Довольно очевидно, что Эвола видит в даосизме именно подобную модель «магического действия», упоминаемую им в «Пути киновари», а именно – путь умонастроения, следование которому и соответствующая практика может привести к обретению подобного удивительного результата.
Противоположностью этого «магического» пути в системе мысли Эволы выступает религиозное восприятие сакрального, характерное для экзотеризма известных нам и поныне существующих культов. Подобное религиозное чувство укоренено в эмоциональном уповании и переживании, в постулировании строгого дуализма материального и духовного с неизменным презрением к материальному и желанием его «умертвить», «укротить», «обуздать». Более того, оно, как правило, воспринимает сакральное как внешнее индивиду, как объект обращения и послания, что также представляется итальянскому мыслителю искажением.
Другой объект эволианской критики – мистицизм, стремящийся к иной крайности, а именно – к тотальному растворению «Я» в «ином», иррациональном, смутном, неподвластном. Подобное сугубо внешнее (но – на иных основаниях) отношение к сакральному и к самому мирозданию Эвола также считает грубым искажением изначальной Традиции. Разумеется, ничто из этого не имеет отношения к духовной гармонии «первозданного человечества» – олимпийской, ясной и светлой.
Перечисленные три важных смысловых момента эволианской системы мысли имеют прямое отношение к даосизму, что мы можем также установить путём обращения к тексту соответствующего эссе барона. Эвола прямо указывает, что Лао-цзы, как и Конфуций, «черпали свою мудрость из общего источника, каковым является первоначальная традиция».[23] Также итальянский мыслитель отмечает, что «дальневосточная традиция носила не религиозный, а метафизический характер. В ней отрицался антропоморфизм, очеловечивание божественного и, напротив, почитались абстрактные и имперсональные принципы, остававшиеся, по существу, таковыми даже тогда, когда для их описания стали использовать изображения, взятые из мира природы. Следовательно, речь шла не столько о ‘Боге', сколько о Небе, Тянь, в смысле символа трансценденции, фигурального выражения бесконечной высоты Великого Начала, превосходящего всё человеческое».[24] Более того, «в ней фактически игнорируется дуализм высшего и человеческого миров».[25]

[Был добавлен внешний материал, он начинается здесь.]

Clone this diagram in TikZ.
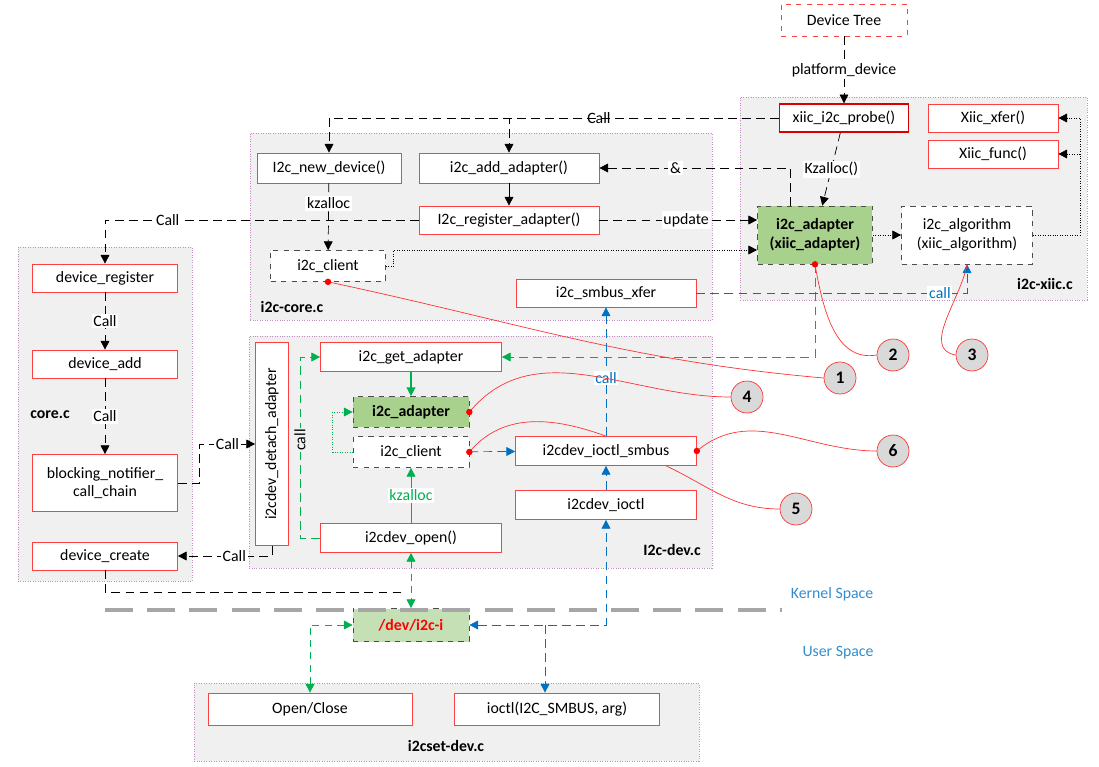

Эвола указывает, что «Дэ» – это «сила, развивающая вечное проявление Совершенства, проявление, не обладающее «креационистским» характером в теистическом смысле, не связанное, таким образом, с волей и намерением, но являющееся частью вечной, неизменной и имперсональной логики божества»,[26] что в точности согласуется с его представлением о восприятии сакрального «первозданным человечеством» «мира Традиции». «Дэ» в интерпретации Эволы имеет упорядочивающую и «магическую» силу. Следование «Дэ», добродетели, не привязываясь к миру и не выражая «незаинтересованность», «действуя бездействуя», позволяет постичь «небесный Путь».[27] Анализируя «даосскую метафизику», итальянский мыслитель обращает внимание на два частных, но значительных аспекта – вопрос о диаде «Инь» и «Ян» и вопрос о концепции изменения «И».
Диада «Инь» и «Ян» выражает игру противоположностей, посредством которого являет себя Дао; это способ действия небесного Пути: «Проявление Дао происходит посредством вечной игры ‘Инь' и ‘Ян', являющихся противоположными, но, в то же самое время, дополняющими друг друга и нераздельными принципами, обладающими многочисленными свойствами: это понятия вечно мужского и вечно женского начала, активного и пассивного, Неба (в узком смысле) и Земли, света и тьмы, творческого и воспринимающего начал».[28] Как отмечает Эвола, эти противоположности едины, бытие выглядит их круговоротом, а в случае переизбытка одно из компонентов неизбежно происходит некоторая балансировка посредством силы «Дэ».
27
Подобное представление о добродетели, как подмечает Эвола, в некоторой степени роднит даосизм с буддизмом. Итальянский мыслитель уделяет подобным параллелям некоторое внимание в рамках эссе, однако это не является его основной темой, и более подробно о буддизме барон пишет в других работах. При этом, конечно, Эвола является далеко не единственным, кто подмечает некоторую схожесть в ряде фундаментальных положений даосизма и буддизма. См. к примеру, Liu J., Shao D. Early Buddhism and Taoism in China (A.D. 65–420) // Buddhist-Christian Studies, Vol. 12 (1992), pp. 35–41.